A ductile fracture criterion under warm-working conditions based on the multiscale model combining molecular dynamics with finite element methods

The ductile fracture (DF) criterion has an important guiding significance for process simulation in predicting material safety and formability. However, knowledge regarding DF micro-mechanisms, especially temperature impact, is limited. Temperature impacts micro-void-nucleation via molecular dynamics simulations, and temperature impacts mesoscale-void-growth via representative volume element simulations of periodic boundary conditions are studied. Results of these simulations show that elevated temperature promotes micro-void-nucleation but has no apparent effect on mesoscale-void-growth. This paper develops an uncoupled DF criterion considering the effects of micro-void-nucleation, mesoscale-void-growth, and void-coalescence on damage from the multiscale viewpoint. The range of application of the developed criterion is from room temperature to below recrystallization temperature. The fracture locus of AA 2024-T351 alloy and 316LN stainless steel is constructed using the criterion and compared with the Lou criterion (Lou et al., 2012), the B&W criterion (Bai and Wierzbicki, 2008), and the Shang criterion (Shang et al., 2018).
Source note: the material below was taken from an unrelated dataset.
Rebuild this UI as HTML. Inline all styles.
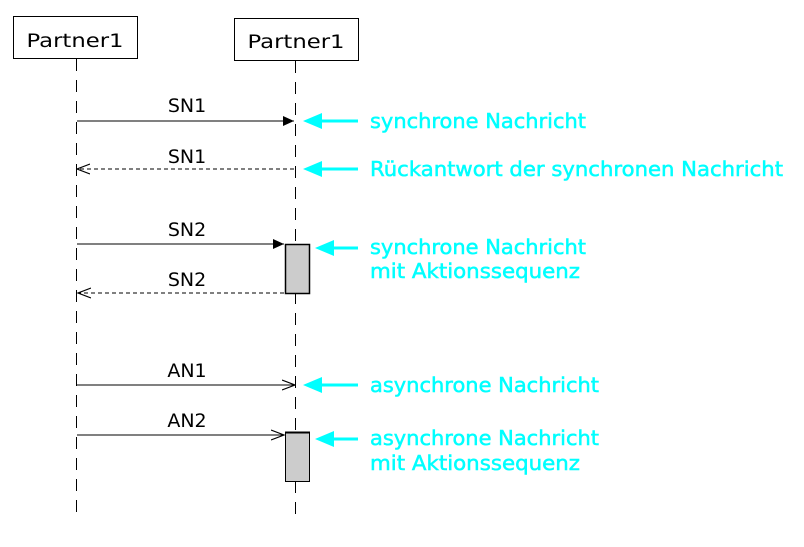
<!DOCTYPE html>
<html><head><meta charset="utf-8"><style>body{margin:0;background:#fff}svg{display:block}</style></head><body>
<svg width="804" height="547" viewBox="0 0 804 547" xmlns="http://www.w3.org/2000/svg" font-family="DejaVu Sans, Liberation Sans, sans-serif">
<defs>
<marker id="fill" markerWidth="12" markerHeight="10" refX="11" refY="5" orient="auto" markerUnits="userSpaceOnUse"><path d="M0,0 L11,5 L0,10 z" fill="#000"/></marker>
<marker id="open" markerWidth="14" markerHeight="12" refX="13" refY="6" orient="auto" markerUnits="userSpaceOnUse"><path d="M0,1 L13,6 L0,11" fill="none" stroke="#000" stroke-width="1.2"/></marker>
</defs>
<rect x="13.5" y="16.5" width="124" height="42" fill="#fff" stroke="#000"/>
<rect x="234.5" y="18.5" width="124" height="42" fill="#fff" stroke="#000"/>
<text x="75" y="47" font-size="19" text-anchor="middle" textLength="97" lengthAdjust="spacingAndGlyphs">Partner1</text>
<text x="296" y="48" font-size="19" text-anchor="middle" textLength="97" lengthAdjust="spacingAndGlyphs">Partner1</text>
<g stroke="#000" stroke-width="1" stroke-dasharray="12,9">
<line x1="76.5" y1="59" x2="76.5" y2="520"/>
<line x1="295.5" y1="61" x2="295.5" y2="520"/>
</g>
<rect x="285.5" y="244.5" width="24" height="49" fill="#ccc" stroke="#000" stroke-width="1.5"/>
<rect x="285.5" y="432.5" width="24" height="49" fill="#ccc" stroke="#000" stroke-width="1"/>
<line x1="285" y1="432.5" x2="310" y2="432.5" stroke="#000" stroke-width="2"/>
<g stroke="#000" stroke-width="1" fill="none">
<line x1="77" y1="121" x2="294" y2="121" marker-end="url(#fill)"/>
<line x1="294" y1="169" x2="77" y2="169" stroke-dasharray="4,3" marker-end="url(#open)"/>
<line x1="77" y1="244" x2="284" y2="244" marker-end="url(#fill)"/>
<line x1="284" y1="293" x2="78" y2="293" stroke-dasharray="4,3" marker-end="url(#open)"/>
<line x1="77" y1="385" x2="295" y2="385" marker-end="url(#open)"/>
<line x1="77" y1="435" x2="284" y2="435" marker-end="url(#open)"/>
</g>
<g font-size="19" text-anchor="middle">
<text x="187" y="112">SN1</text>
<text x="187" y="163">SN1</text>
<text x="187" y="236">SN2</text>
<text x="187" y="286">SN2</text>
<text x="187" y="377">AN1</text>
<text x="187" y="427">AN2</text>
</g>
<g stroke="#00ffff" stroke-width="3">
<line x1="358" y1="121" x2="315" y2="121"/>
<line x1="358" y1="169" x2="315" y2="169"/>
<line x1="358" y1="248" x2="327" y2="248"/>
<line x1="358" y1="385" x2="315" y2="385"/>
<line x1="358" y1="439" x2="327" y2="439"/>
</g>
<g fill="#00ffff">
<path d="M303,121 L322,113 L322,129 z"/>
<path d="M303,169 L322,161 L322,177 z"/>
<path d="M315,248 L334,240 L334,256 z"/>
<path d="M303,385 L322,377 L322,393 z"/>
<path d="M315,439 L334,431 L334,447 z"/>
</g>
<g font-size="20" fill="#00ffff" stroke="#00ffff" stroke-width="0.5">
<text x="370" y="128" textLength="216" lengthAdjust="spacingAndGlyphs">synchrone Nachricht</text>
<text x="370" y="176" textLength="413" lengthAdjust="spacingAndGlyphs">Rückantwort der synchronen Nachricht</text>
<text x="370" y="254" textLength="216" lengthAdjust="spacingAndGlyphs">synchrone Nachricht</text>
<text x="370" y="278" textLength="210" lengthAdjust="spacingAndGlyphs">mit Aktionssequenz</text>
<text x="370" y="392" textLength="229" lengthAdjust="spacingAndGlyphs">asynchrone Nachricht</text>
<text x="370" y="445" textLength="229" lengthAdjust="spacingAndGlyphs">asynchrone Nachricht</text>
<text x="370" y="470" textLength="210" lengthAdjust="spacingAndGlyphs">mit Aktionssequenz</text>
</g>
</svg>
</body></html>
The results show that the New criterion provides better predictability. The DF criterion is also calibrated and validated using seven types of specimens processed from additive manufacturing AlSi10Mg. The Force-stroke curve and fracture morphology indicate that the criterion satisfactorily predicts DF onset in warm-working conditions and at various stress states. Therefore, the present study provides an in-depth understanding of the micro-mechanism of temperature on DF.